_SET TASK_:
Output the material beneath this task exactly, images excluded.
* START COLLECTED DATA *
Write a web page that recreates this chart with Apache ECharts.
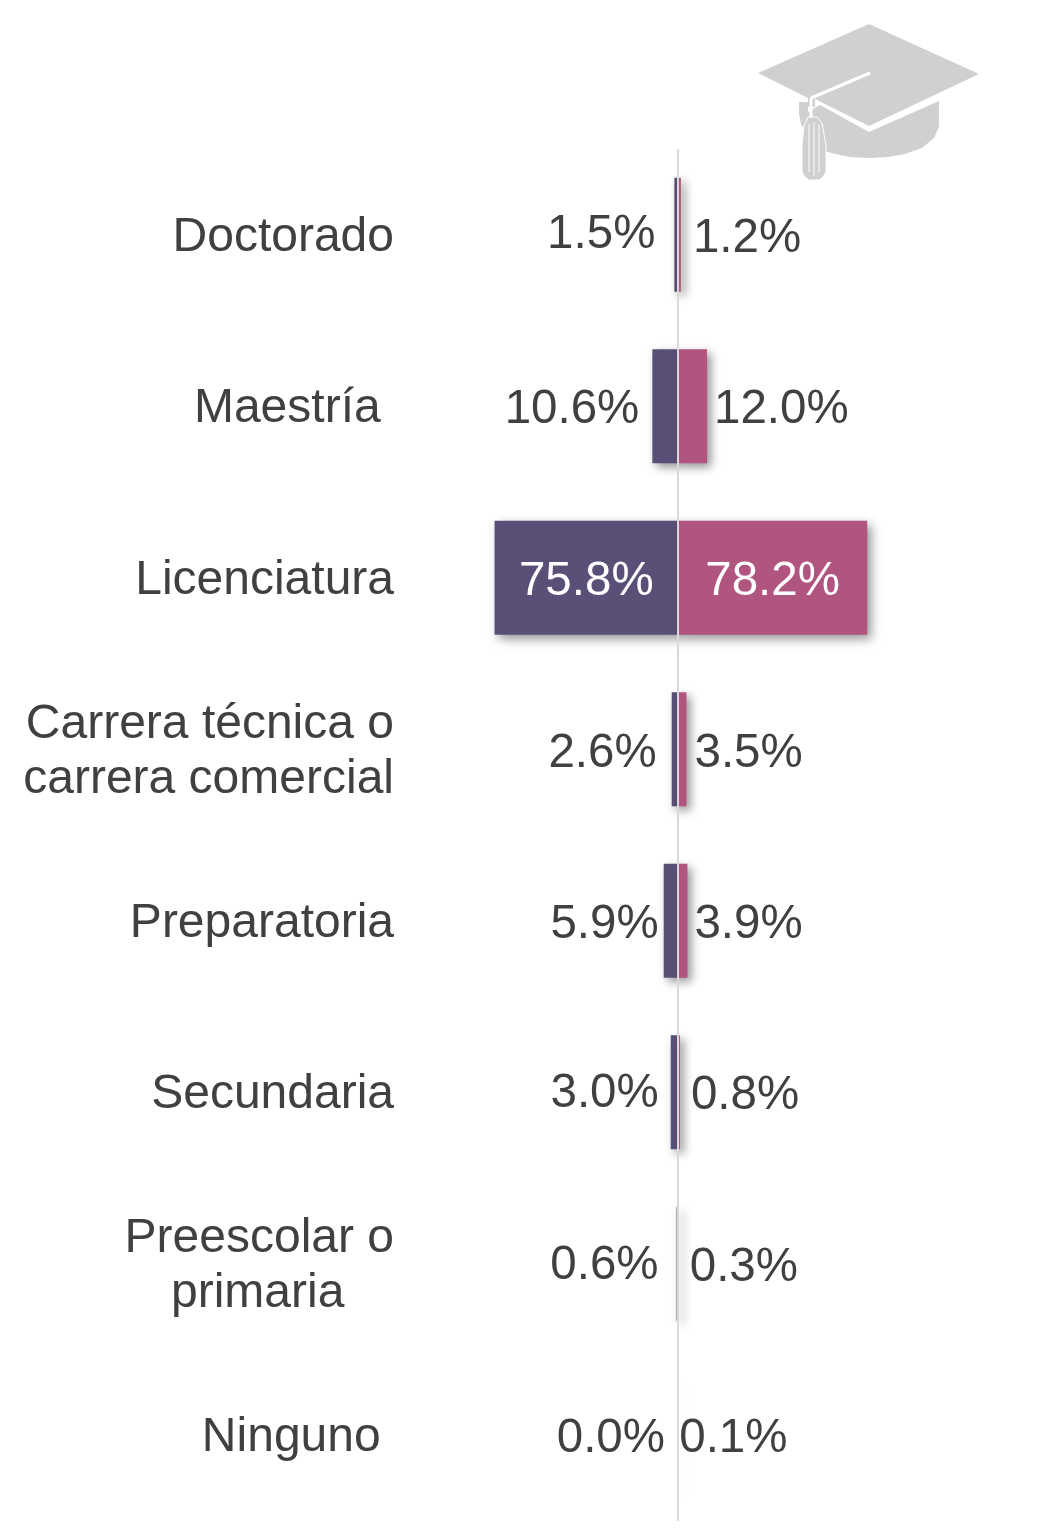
<!DOCTYPE html>
<html>
<head>
<meta charset="utf-8">
<style>html,body{margin:0;padding:0;background:#fff}#c{width:1061px;height:1533px}</style>
<script src="https://cdn.jsdelivr.net/npm/echarts@6/dist/echarts.min.js"></script>
</head>
<body>
<div id="c"></div>
<script>
const categories = ["Doctorado","Maestría ","Licenciatura","Carrera técnica o\ncarrera comercial","Preparatoria","Secundaria","Preescolar o\nprimaria   \u2009","Ninguno "];
const leftValues = [1.5,10.6,75.8,2.6,5.9,3.0,0.6,0.0];
const rightValues = [1.2,12.0,78.2,3.5,3.9,0.8,0.3,0.1];
// label nudges in px, kept apart from the values
const leftNudge = [[-19,0],[-13,4],[0,4],[-15,5],[-5,4],[-12,2],[-18,2],[-13,4]];
const rightNudge = [[12,4],[7,4],[0,4],[8,5],[7,4],[11,4],[11,4],[1,4]];
const insideCategory = "Licenciatura";

const TEXT = '#404040', PURPLE = '#5a5077', ROSE = '#b05580', HAT = '#d0d0d0';
const shadow = {shadowColor:'rgba(0,0,0,0.42)',shadowBlur:10,shadowOffsetX:4,shadowOffsetY:4};
const FAMILY = '"Liberation Sans", Arial, sans-serif';
const font = {fontFamily:FAMILY,fontSize:47.5,color:TEXT};

function buildData(vals, nudge, sign, pos){
  return vals.map((v,i)=>{
    const inside = categories[i]===insideCategory;
    return {
      value: sign*v,
      label:{
        show:true,
        position: inside ? 'inside' : pos,
        distance:0,
        offset:nudge[i],
        color: inside ? '#ffffff' : TEXT
      }
    };
  });
}
const fmt = p => Math.abs(p.value).toFixed(1)+'%';
const chart = echarts.init(document.getElementById('c'),null,{renderer:'canvas'});
chart.setOption({
  animation:false,
  backgroundColor:'#fff',
  grid:{left:436,top:149,width:484,height:1372,containLabel:false},
  xAxis:{type:'value',min:-100,max:100,show:false},
  yAxis:{type:'category',inverse:true,data:categories,
    axisLine:{show:false},axisTick:{show:false},splitLine:{show:false},
    axisLabel:{margin:42,align:'right',
      formatter:v=>v.split('\n').map(l=>'{a|'+l+'}').join('\n'),
      rich:{a:{fontFamily:FAMILY,fontSize:48,color:TEXT,align:'right',lineHeight:55,padding:[6,0,0,0]}}}},
  series:[
    {name:'Izquierda',type:'bar',stack:'t',barWidth:114,
      itemStyle:Object.assign({color:PURPLE},shadow),
      label:Object.assign({formatter:fmt},font),
      data:buildData(leftValues,leftNudge,-1,'left')},
    {name:'Derecha',type:'bar',stack:'t',barWidth:114,
      itemStyle:Object.assign({color:ROSE},shadow),
      label:Object.assign({formatter:fmt},font),
      data:buildData(rightValues,rightNudge,1,'right'),
      markLine:{silent:true,symbol:'none',z:20,label:{show:false},
        lineStyle:{color:'#d9d9d9',width:2,type:'solid'},
        data:[{xAxis:0}]}}
  ],
  graphic:[{type:'group',silent:true,children:[
    {type:'polygon',shape:{points:[[820,105],[869,132],[939,101],[939,127],[934,138],[922,148],[905,154],[888,157],[870,158],[850,157],[835,154],[822,150],[820,133],[806,133],[801,124],[799,114],[799,102],[808,102],[808,112]]},style:{fill:HAT}},
    {type:'polygon',shape:{points:[[869,24],[979,74],[869,126],[815,99],[815,107],[808,107],[808,98],[758,73]]},style:{fill:HAT}},
    {type:'polyline',shape:{points:[[811,98],[870,73]]},style:{stroke:'#fff',lineWidth:3.5,fill:null}},
    {type:'polyline',shape:{points:[[811,98],[811,118]]},style:{stroke:'#fff',lineWidth:3,fill:null}},
    {type:'polygon',shape:{points:[[808,117],[817,117],[822,123],[826,145],[826,172],[823,177],[819,180],[809,180],[805,177],[802,172],[802,145],[804,126]]},style:{fill:HAT,stroke:'#fff',lineWidth:1}},
    {type:'polyline',shape:{points:[[809,124],[809,172]]},style:{stroke:'#e6e6e6',lineWidth:2,fill:null}},
    {type:'polyline',shape:{points:[[814,122],[814,176]]},style:{stroke:'#e6e6e6',lineWidth:2,fill:null}},
    {type:'polyline',shape:{points:[[819,124],[819,172]]},style:{stroke:'#e6e6e6',lineWidth:2,fill:null}}
  ]}]
});
</script>
</body>
</html>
* END COLLECTED DATA *
_THE REPLY_:
Write a web page that recreates this chart with Apache ECharts.
<!DOCTYPE html>
<html>
<head>
<meta charset="utf-8">
<style>html,body{margin:0;padding:0;background:#fff}#c{width:1061px;height:1533px}</style>
<script src="https://cdn.jsdelivr.net/npm/echarts@6/dist/echarts.min.js"></script>
</head>
<body>
<div id="c"></div>
<script>
const categories = ["Doctorado","Maestría ","Licenciatura","Carrera técnica o\ncarrera comercial","Preparatoria","Secundaria","Preescolar o\nprimaria   \u2009","Ninguno "];
const leftValues = [1.5,10.6,75.8,2.6,5.9,3.0,0.6,0.0];
const rightValues = [1.2,12.0,78.2,3.5,3.9,0.8,0.3,0.1];
// label nudges in px, kept apart from the values
const leftNudge = [[-19,0],[-13,4],[0,4],[-15,5],[-5,4],[-12,2],[-18,2],[-13,4]];
const rightNudge = [[12,4],[7,4],[0,4],[8,5],[7,4],[11,4],[11,4],[1,4]];
const insideCategory = "Licenciatura";

const TEXT = '#404040', PURPLE = '#5a5077', ROSE = '#b05580', HAT = '#d0d0d0';
const shadow = {shadowColor:'rgba(0,0,0,0.42)',shadowBlur:10,shadowOffsetX:4,shadowOffsetY:4};
const FAMILY = '"Liberation Sans", Arial, sans-serif';
const font = {fontFamily:FAMILY,fontSize:47.5,color:TEXT};

function buildData(vals, nudge, sign, pos){
  return vals.map((v,i)=>{
    const inside = categories[i]===insideCategory;
    return {
      value: sign*v,
      label:{
        show:true,
        position: inside ? 'inside' : pos,
        distance:0,
        offset:nudge[i],
        color: inside ? '#ffffff' : TEXT
      }
    };
  });
}
const fmt = p => Math.abs(p.value).toFixed(1)+'%';
const chart = echarts.init(document.getElementById('c'),null,{renderer:'canvas'});
chart.setOption({
  animation:false,
  backgroundColor:'#fff',
  grid:{left:436,top:149,width:484,height:1372,containLabel:false},
  xAxis:{type:'value',min:-100,max:100,show:false},
  yAxis:{type:'category',inverse:true,data:categories,
    axisLine:{show:false},axisTick:{show:false},splitLine:{show:false},
    axisLabel:{margin:42,align:'right',
      formatter:v=>v.split('\n').map(l=>'{a|'+l+'}').join('\n'),
      rich:{a:{fontFamily:FAMILY,fontSize:48,color:TEXT,align:'right',lineHeight:55,padding:[6,0,0,0]}}}},
  series:[
    {name:'Izquierda',type:'bar',stack:'t',barWidth:114,
      itemStyle:Object.assign({color:PURPLE},shadow),
      label:Object.assign({formatter:fmt},font),
      data:buildData(leftValues,leftNudge,-1,'left')},
    {name:'Derecha',type:'bar',stack:'t',barWidth:114,
      itemStyle:Object.assign({color:ROSE},shadow),
      label:Object.assign({formatter:fmt},font),
      data:buildData(rightValues,rightNudge,1,'right'),
      markLine:{silent:true,symbol:'none',z:20,label:{show:false},
        lineStyle:{color:'#d9d9d9',width:2,type:'solid'},
        data:[{xAxis:0}]}}
  ],
  graphic:[{type:'group',silent:true,children:[
    {type:'polygon',shape:{points:[[820,105],[869,132],[939,101],[939,127],[934,138],[922,148],[905,154],[888,157],[870,158],[850,157],[835,154],[822,150],[820,133],[806,133],[801,124],[799,114],[799,102],[808,102],[808,112]]},style:{fill:HAT}},
    {type:'polygon',shape:{points:[[869,24],[979,74],[869,126],[815,99],[815,107],[808,107],[808,98],[758,73]]},style:{fill:HAT}},
    {type:'polyline',shape:{points:[[811,98],[870,73]]},style:{stroke:'#fff',lineWidth:3.5,fill:null}},
    {type:'polyline',shape:{points:[[811,98],[811,118]]},style:{stroke:'#fff',lineWidth:3,fill:null}},
    {type:'polygon',shape:{points:[[808,117],[817,117],[822,123],[826,145],[826,172],[823,177],[819,180],[809,180],[805,177],[802,172],[802,145],[804,126]]},style:{fill:HAT,stroke:'#fff',lineWidth:1}},
    {type:'polyline',shape:{points:[[809,124],[809,172]]},style:{stroke:'#e6e6e6',lineWidth:2,fill:null}},
    {type:'polyline',shape:{points:[[814,122],[814,176]]},style:{stroke:'#e6e6e6',lineWidth:2,fill:null}},
    {type:'polyline',shape:{points:[[819,124],[819,172]]},style:{stroke:'#e6e6e6',lineWidth:2,fill:null}}
  ]}]
});
</script>
</body>
</html>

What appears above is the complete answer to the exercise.